Negative capacitance in ferroelectric materials and implications for steep transistors

It is now well recognized that energy dissipation in microchips may ultimately restrict device scaling - the downsizing of physical dimensions that has fueled the fantastic growth of microchip industry so far. This is due to the fact that the Boltzmann distribution dictates that, to affect an order of magnitude increase in the drain current, the gate voltage needs to change by at least by 60 mV at room temperature. In practice, a voltage many times this limit of 60 mV has to be applied to obtain a good ratio of the ON and the OFF currents. In fact, the power supply voltage has been stuck at around 1 V for two decades now. On the other hand, continuous down scaling is putting an even larger number of devices in the same area thereby increasing the energy dissipation density beyond controllable and sustainable limits. It has been predicted that unless new principles are found based on fundamentally new physics, the transistors will die a thermal death [1]. In 2008, Salahuddin et al. championed the concept of negative differential capacitance, which, when used as a gate insulator in a MOSFET, could reduce the subthreshold swing below the fundamental limit of 60 mV/decade [2]. In comparison to a conventional transistor, the electrostatic gating in a negative capacitance field-effect transistor is altered in such a way that a small change in the gate voltage creates a larger change in the surface potential.
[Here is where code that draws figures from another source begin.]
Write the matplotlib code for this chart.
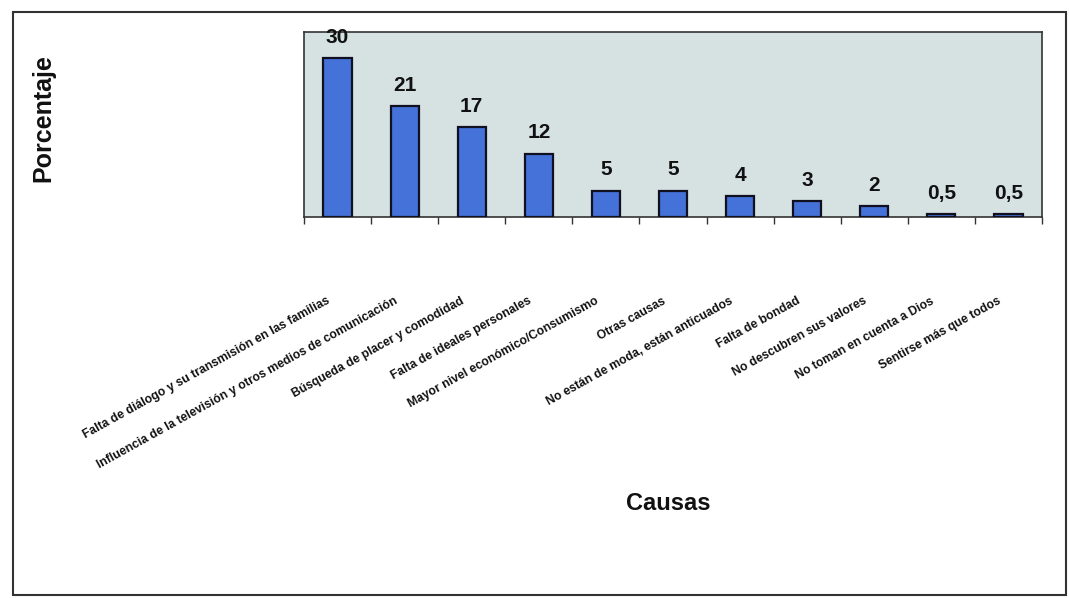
import matplotlib
matplotlib.use("Agg")
import matplotlib.pyplot as plt
import matplotlib.transforms as mtransforms
from matplotlib.patches import Rectangle
import numpy as np

categories = [
    "Falta de diálogo y su transmisión en las familias",
    "Influencia de la televisión y otros medios de comunicación",
    "Búsqueda de placer y comodidad",
    "Falta de ideales personales",
    "Mayor nivel económico/Consumismo",
    "Otras causas",
    "No están de moda, están anticuados",
    "Falta de bondad",
    "No descubren sus valores",
    "No toman en cuenta a Dios",
    "Sentirse más que todos",
]
values = [30, 21, 17, 12, 5, 5, 4, 3, 2, 0.5, 0.5]
value_labels = ["30", "21", "17", "12", "5", "5", "4", "3", "2", "0,5", "0,5"]

plt.rcParams['font.family'] = ['Liberation Sans', 'DejaVu Sans']

fig = plt.figure(figsize=(10.69, 5.98), dpi=100)
W, H = 1069, 598
ax = fig.add_axes([304 / W, 1 - 217 / H, (1042 - 304) / W, (217 - 32) / H])
ax.set_facecolor('#d6e2e2')

x = np.arange(len(categories))
ax.bar(x, values, width=0.42, color='#4472d9', edgecolor='#101020', linewidth=1.6, zorder=3)
for xi, v, lab in zip(x, values, value_labels):
    ax.annotate(lab, (xi, v), xytext=(0, 8), textcoords='offset points',
                ha='center', va='bottom', fontsize=15, fontweight='bold', color='#111111')

ax.set_xlim(-0.5, len(categories) - 0.5)
ax.set_ylim(0, 35)
ax.set_yticks([])
ax.set_xticks(x)
ax.set_xticks(np.arange(len(categories) + 1) - 0.5, minor=True)
ax.tick_params(axis='x', which='major', length=0, pad=0)
ax.tick_params(axis='x', which='minor', length=5, width=1, direction='out', color='#333333')
labels = ax.set_xticklabels(categories, rotation=29, ha='right', va='top',
                            rotation_mode='anchor', fontsize=8.7, fontweight='bold',
                            color='#111111')
offset = mtransforms.ScaledTranslation(-11 / 100, -78 / 100, fig.dpi_scale_trans)
for lab in labels:
    lab.set_transform(lab.get_transform() + offset)

for s in ax.spines.values():
    s.set_color('#333333')
    s.set_linewidth(1.2)

fig.text(43 / W, 1 - 118 / H, "Porcentaje", rotation=90, ha='center', va='center',
         fontsize=18, fontweight='bold', color='#111111')
fig.text(668 / W, 1 - 504 / H, "Causas", ha='center', va='center',
         fontsize=17, fontweight='bold', color='#111111')

frame = Rectangle((13 / W, 3 / H), (1066 - 13) / W, (583) / H, transform=fig.transFigure,
                  fill=False, edgecolor='#333333', linewidth=1.5)
fig.patches.append(frame)

fig.savefig("out.png", dpi=100)
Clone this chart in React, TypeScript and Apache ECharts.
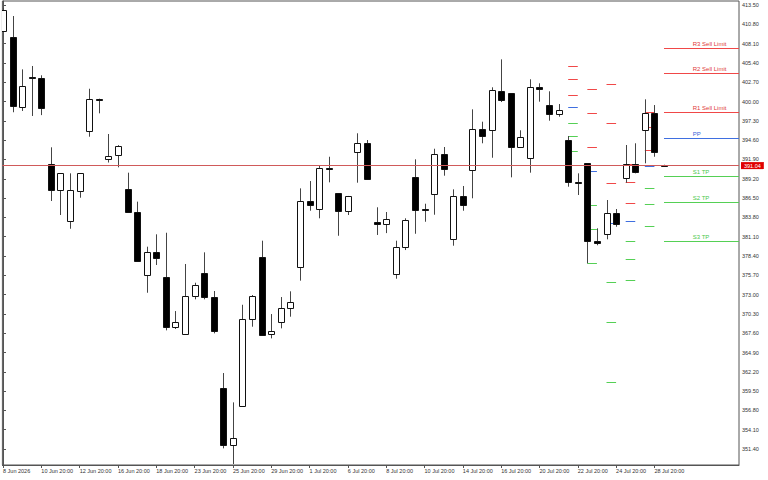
import React, { useEffect, useRef } from "react";
import * as echarts from "echarts";

// X axis tick positions (bar indices) and their labels
const xTickBars = [0, 4, 8, 12, 16, 20, 24, 28, 32, 36, 40, 44, 48, 52, 56, 60, 64, 68];
const xTickLabels = [
  "8 Jun 2026", "10 Jun 20:00", "12 Jun 20:00", "16 Jun 20:00", "18 Jun 20:00",
  "23 Jun 20:00", "25 Jun 20:00", "29 Jun 20:00", "1 Jul 20:00", "6 Jul 20:00",
  "8 Jul 20:00", "10 Jul 20:00", "14 Jul 20:00", "16 Jul 20:00", "20 Jul 20:00",
  "22 Jul 20:00", "24 Jul 20:00", "28 Jul 20:00",
];

// Price scale tick labels
const priceTicks = [
  351.4, 354.1, 356.8, 359.5, 362.2, 364.9, 367.6, 370.3, 373.0, 375.7, 378.4, 381.1,
  383.8, 386.5, 389.2, 391.9, 394.6, 397.3, 400.0, 402.7, 405.4, 408.1, 410.8, 413.5,
];

// OHLC per bar
const opens = [
  409.9, 408.98, 399.28, 403.4, 403.29, 391.22, 387.63, 383.29, 387.53, 395.88,
  400.35, 391.96, 392.52, 387.77, 384.59, 375.74, 378.91, 375.5, 368.42, 367.53,
  372.84, 375.97, 372.66, 359.98, 351.92, 357.42, 369.63, 378.3, 367.44, 369.21,
  371.08, 376.82, 386.13, 384.97, 390.7, 387.17, 384.73, 392.98, 394.24, 383.15,
  382.83, 375.88, 379.7, 389.49, 384.95, 387.07, 392.62, 380.77, 386.83, 390.42,
  396.12, 395.97, 401.51, 401.15, 393.6, 392.06, 401.99, 399.51, 398.3, 394.62,
  388.8, 391.36, 380.45, 381.51, 384.37, 389.26, 391.22, 396.02, 398.44, 391.1,
];
const highs = [
  413.1, 411.96, 404.5, 404.97, 403.67, 393.6, 390.0, 389.96, 390.0, 401.79,
  400.4, 395.46, 393.9, 390.05, 386.0, 379.7, 381.43, 381.65, 370.7, 377.28,
  374.66, 378.91, 373.5, 362.03, 357.93, 371.58, 372.94, 380.54, 370.28, 372.66,
  373.46, 387.86, 388.88, 391.12, 392.28, 387.2, 386.8, 395.56, 394.62, 385.21,
  384.55, 380.54, 383.67, 391.92, 385.71, 393.4, 393.64, 387.72, 388.19, 398.91,
  397.18, 401.99, 405.9, 401.19, 395.98, 403.11, 402.55, 401.43, 399.65, 395.18,
  389.96, 391.4, 382.27, 386.23, 384.97, 393.92, 394.16, 400.31, 399.51, 391.16,
];
const lows = [
  409.9, 398.5, 398.68, 397.98, 398.1, 386.09, 384.13, 382.21, 386.55, 395.08,
  398.35, 391.47, 390.8, 384.45, 377.6, 373.26, 377.14, 368.0, 368.19, 367.5,
  372.34, 372.34, 367.58, 351.5, 349.3, 357.35, 368.51, 367.35, 366.88, 368.28,
  369.91, 374.95, 384.73, 383.67, 388.7, 381.23, 384.13, 388.65, 389.1, 381.34,
  381.6, 375.22, 379.23, 381.51, 383.19, 384.17, 389.63, 379.84, 384.73, 386.47,
  394.16, 392.14, 399.93, 389.4, 393.57, 390.05, 399.98, 397.32, 397.88, 388.09,
  386.93, 377.37, 379.9, 380.73, 382.49, 388.65, 389.96, 391.36, 392.28, 391.0,
];
const closes = [
  412.8, 399.37, 402.17, 403.3, 399.14, 387.63, 389.96, 387.58, 389.96, 400.31,
  400.25, 392.38, 393.78, 384.55, 377.74, 378.91, 378.07, 368.47, 369.12, 372.8,
  374.3, 372.62, 367.9, 351.92, 352.9, 369.63, 372.84, 367.4, 367.86, 371.08,
  371.92, 386.13, 385.57, 390.66, 390.62, 384.73, 386.79, 394.24, 389.12, 382.83,
  383.53, 379.7, 383.39, 384.79, 384.9, 392.62, 390.52, 386.83, 385.5, 396.12,
  395.18, 401.57, 400.26, 393.64, 395.0, 401.99, 401.75, 398.3, 398.77, 388.7,
  388.72, 380.45, 380.17, 384.37, 382.83, 391.22, 390.1, 398.44, 392.98, 391.04,
];

// Pivot levels per period (segment start/end bars)
const pivotStartBars = [59, 61, 63, 65, 67, 69];
const pivotEndBars = [60, 62, 64, 66, 68, 76.83];
const r3Levels = [404.97, 401.75, 402.45, 391.26, 398.58, 407.44];
const r2Levels = [403.19, 398.44, 396.95, 388.7, 396.4, 403.95];
const r1Levels = [400.95, 393.6, 388.56, 385.85, 393.22, 398.49];
const ppLevels = [399.19, 390.24, 382.97, 383.33, 391.05, 394.86];
const s1Levels = [396.95, 385.53, 374.72, 380.45, 387.95, 389.54];
const s2Levels = [395.22, 382.24, 369.12, 377.93, 385.63, 385.91];
const s3Levels = [393.04, 377.37, 360.73, 375.08, 382.55, 380.45];
const pivotNames = ["R3 Sell Limit", "R2 Sell Limit", "R1 Sell Limit", "PP", "S1 TP", "S2 TP", "S3 TP"];
const currentPrice = 391.04;

const X_MIN = -0.063;
const X_MAX = 76.83;
const LABEL_BAR = 72;

const levelColor = (k: number) => (k < 3 ? "#f04848" : k === 3 ? "#3f6fe0" : "#55d055");
const labelColor = (k: number) => (k < 3 ? "#e03a3a" : k === 3 ? "#3a62d8" : "#4cc84c");

export default function App() {
  const ref = useRef<HTMLDivElement>(null);

  useEffect(() => {
    if (!ref.current) return;
    const chart = echarts.init(ref.current, undefined, { renderer: "svg" });

    const candleData = opens.map((o, i) => [i, o, closes[i], lows[i], highs[i]]);
    const levels = [r3Levels, r2Levels, r1Levels, ppLevels, s1Levels, s2Levels, s3Levels];
    const pivotData: number[][] = [];
    pivotStartBars.forEach((s, g) => {
      levels.forEach((arr, k) => {
        pivotData.push([s, pivotEndBars[g], arr[g], k, g === pivotStartBars.length - 1 ? 1 : 0]);
      });
    });

    const axisColor = "#555";
    const labelTxt = "#333";

    chart.setOption({
      animation: false,
      backgroundColor: "#fff",
      textStyle: { fontFamily: "Liberation Sans" },
      grid: {
        left: 1,
        right: 29,
        top: 1,
        bottom: 15,
        show: true,
        borderColor: axisColor,
        borderWidth: 1,
        backgroundColor: "#fff",
      },
      xAxis: {
        type: "value",
        min: X_MIN,
        max: X_MAX,
        axisLine: { show: true, lineStyle: { color: axisColor } },
        axisTick: { show: true, customValues: xTickBars, length: 3, lineStyle: { color: axisColor } },
        axisLabel: {
          customValues: xTickBars,
          formatter: (v: number) => xTickLabels[xTickBars.indexOf(Math.round(v))] ?? "",
          align: "left",
          fontSize: 5.5,
          margin: 3,
          color: labelTxt,
        },
        splitLine: { show: false },
      },
      yAxis: {
        type: "value",
        position: "right",
        min: 349.17,
        max: 414.06,
        axisLine: { show: true, lineStyle: { color: axisColor } },
        axisTick: { show: true, customValues: priceTicks, length: 3, lineStyle: { color: axisColor } },
        axisLabel: {
          customValues: priceTicks,
          formatter: (v: number) => v.toFixed(2),
          fontSize: 5.5,
          margin: 3,
          color: labelTxt,
        },
        splitLine: { show: false },
      },
      series: [
        {
          type: "custom",
          name: "pivots",
          clip: true,
          data: pivotData,
          renderItem: (params: any, api: any) => {
            const s = api.value(0);
            const e = api.value(1);
            const v = api.value(2);
            const k = api.value(3);
            const last = api.value(4);
            const p1 = api.coord([s, v]);
            const p2 = api.coord([e, v]);
            const y = Math.round(p1[1]) + 0.5;
            const children: any[] = [
              {
                type: "line",
                shape: { x1: p1[0], y1: y, x2: p2[0], y2: y },
                style: { stroke: levelColor(k), lineWidth: 1 },
              },
            ];
            if (last) {
              const pl = api.coord([LABEL_BAR, v]);
              children.push({
                type: "text",
                x: pl[0],
                y: y - 1.5,
                style: {
                  text: pivotNames[k],
                  fill: labelColor(k),
                  fontSize: 6,
                  fontFamily: "Liberation Sans",
                  align: "left",
                  verticalAlign: "bottom",
                },
              });
            }
            return { type: "group", children };
          },
          z: 2,
        },
        {
          type: "custom",
          name: "candles",
          clip: true,
          data: candleData,
          renderItem: (params: any, api: any) => {
            const i = api.value(0);
            const o = api.value(1);
            const c = api.value(2);
            const l = api.value(3);
            const h = api.value(4);
            const pO = api.coord([i, o]);
            const pC = api.coord([i, c]);
            const pL = api.coord([i, l]);
            const pH = api.coord([i, h]);
            const cx = Math.round(pO[0]) + 0.5;
            const bull = c > o;
            const top = Math.round(Math.min(pO[1], pC[1])) + 0.5;
            const bot = Math.round(Math.max(pO[1], pC[1])) + 0.5;
            const bodyH = Math.max(bot - top, 1);
            return {
              type: "group",
              children: [
                {
                  type: "line",
                  shape: { x1: cx, y1: pH[1], x2: cx, y2: pL[1] },
                  style: { stroke: "#444", lineWidth: 1 },
                },
                {
                  type: "rect",
                  shape: { x: cx - 3, y: top, width: 6, height: bodyH },
                  style: { fill: bull ? "#fff" : "#000", stroke: "#111", lineWidth: 1 },
                },
              ],
            };
          },
          markLine: {
            silent: true,
            symbol: ["none", "none"],
            data: [{ yAxis: currentPrice }],
            lineStyle: { color: "#d05a5a", width: 1, type: "solid" },
            label: {
              show: true,
              position: "end",
              formatter: currentPrice.toFixed(2),
              color: "#fff",
              backgroundColor: "#e00000",
              fontSize: 5.5,
              padding: [1, 3, 0, 3],
              distance: 2,
            },
          },
          z: 3,
        },
      ],
    });

    return () => chart.dispose();
  }, []);

  return (
    <div
      ref={ref}
      style={{ position: "absolute", left: 0, top: 0, width: 768, height: 480 }}
    />
  );
}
The basic principle of such `active' gating relies on the ability to drive the ferroelectric material away from its local energy minimum to a non-equilibirum state where its capacitance is negative and stabilizing it there by adding a series capacitance. Over the last couple of years, multiple experimental demonstrations have established this concept from both fundamental and technological point of view. In this talk, we will discuss the conceptual background and recent experimental and simulation studies regarding this concept.